Grid reliability demands a plan, as the next decade will come to be swarmed with EVs of all sizes plugging into charging stations at home, at work and along transportation routes. Already, EV Hub reports about 1.5 million EVs are on the road in the U.S. PNNL noted that the overall power system could handle about 24 million EVs through 2028, but that once things hit a tipping point of around 30 million EVs, the situation would deteriorate. For localities, things could crumble even sooner.

“While we don’t know exactly when the tipping point will happen, fleets of fast-charging vehicles are going to change how cities and utilities manage their electricity infrastructure” Michael Kintner-Meyer, electrical systems engineer in PNNL’s Electricity Infrastructure group and the study’s lead author, said. “It’s not a question of if, but when.”

For their analysis, researchers considered factors other studies have not, including electric delivery and hauler trucks and smart EV charging strategies. They drew their grid capacity data from the Western Electricity Coordinating Council. What they determined was that grid planning doesn’t factor in a mass influx of EVs, meaning that one day a duck curve could emerge that drives up electricity costs and sends voltage plummeting.
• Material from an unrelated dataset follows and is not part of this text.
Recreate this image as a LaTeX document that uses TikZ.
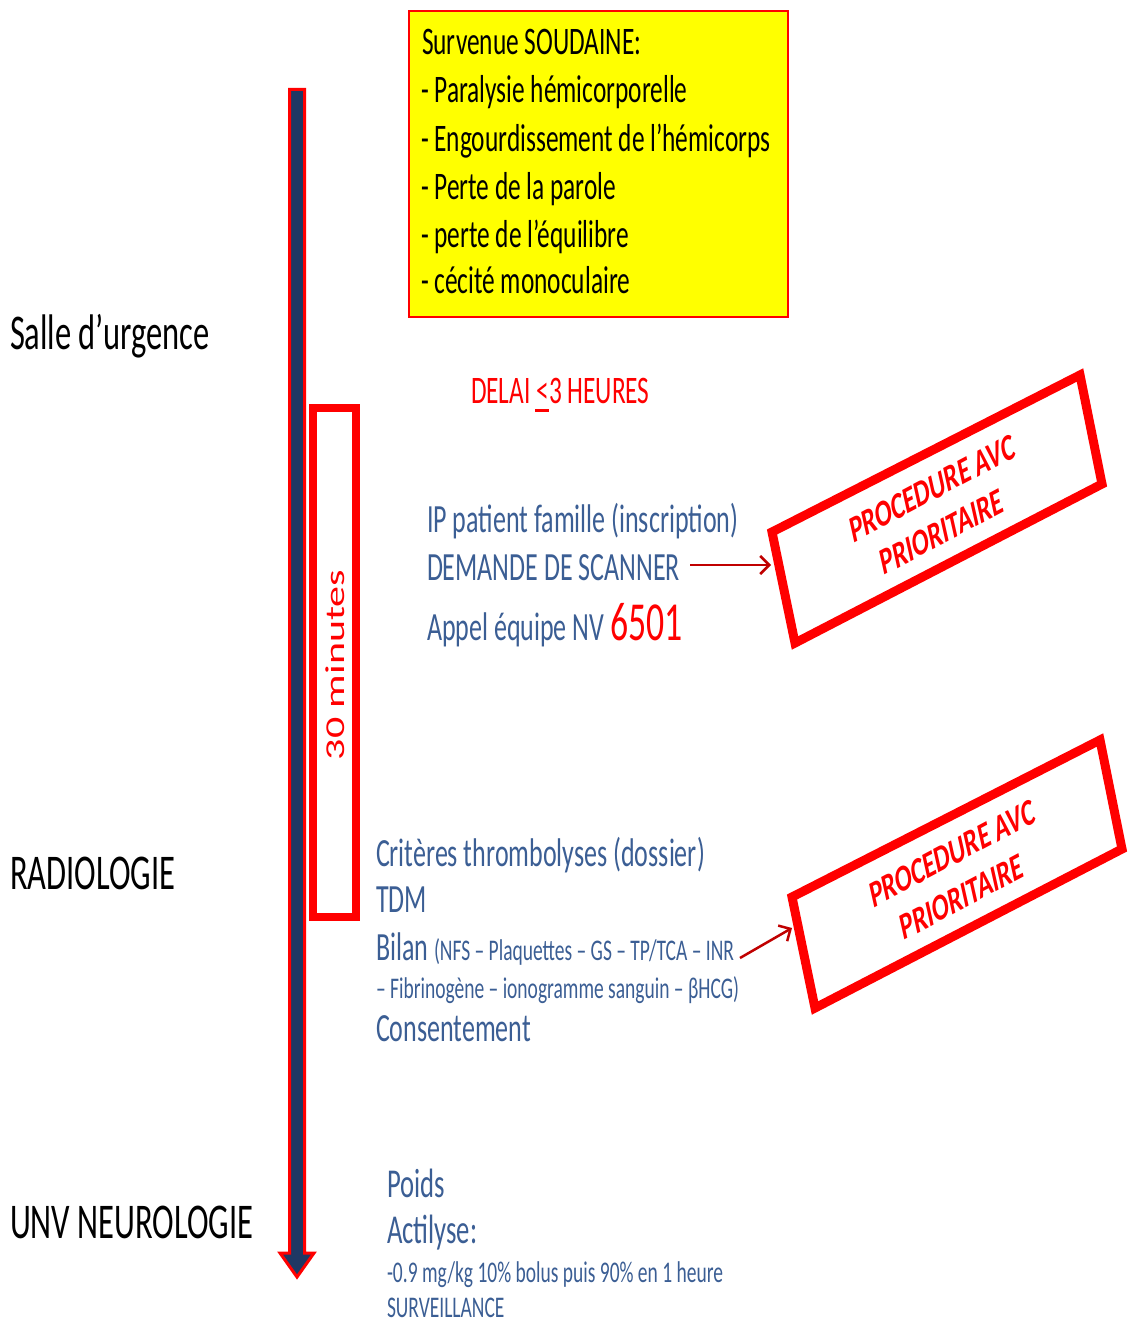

A duck curve is a 24 hour load on the power system wherein mornings see moderate loads, days experience low loads and high loads hit at night when people get home from work. Traditionally, this is seen in heavy solar areas, but such severe swings could follow EVs, too, if areas don’t follow charging strategies that call for avoiding charging during peak hours in the morning and early evening. Fast-charging EVs can pull as much from the grid as up to 50 homes, perhaps furthering the danger.

In a series of scenarios, researchers found that bottlenecks would appear most in areas of California, owing to the growth of fast-charging cars and commercial fleets of electric trucks.

“Some cities are already looking into intelligent controls and other ways to modify their distribution systems and operations,” Dennis Stiles, who oversees PNNL’s energy efficiency and renewable energy research portfolio, said. “The key is to figure out now how to avoid large capital outlays in the future. Adding a new transformer here and there is a lot different than a substation overhaul.”

PNNL researchers intend to conduct a follow-up study examining ways to integrate EVs into local and regional power distribution systems.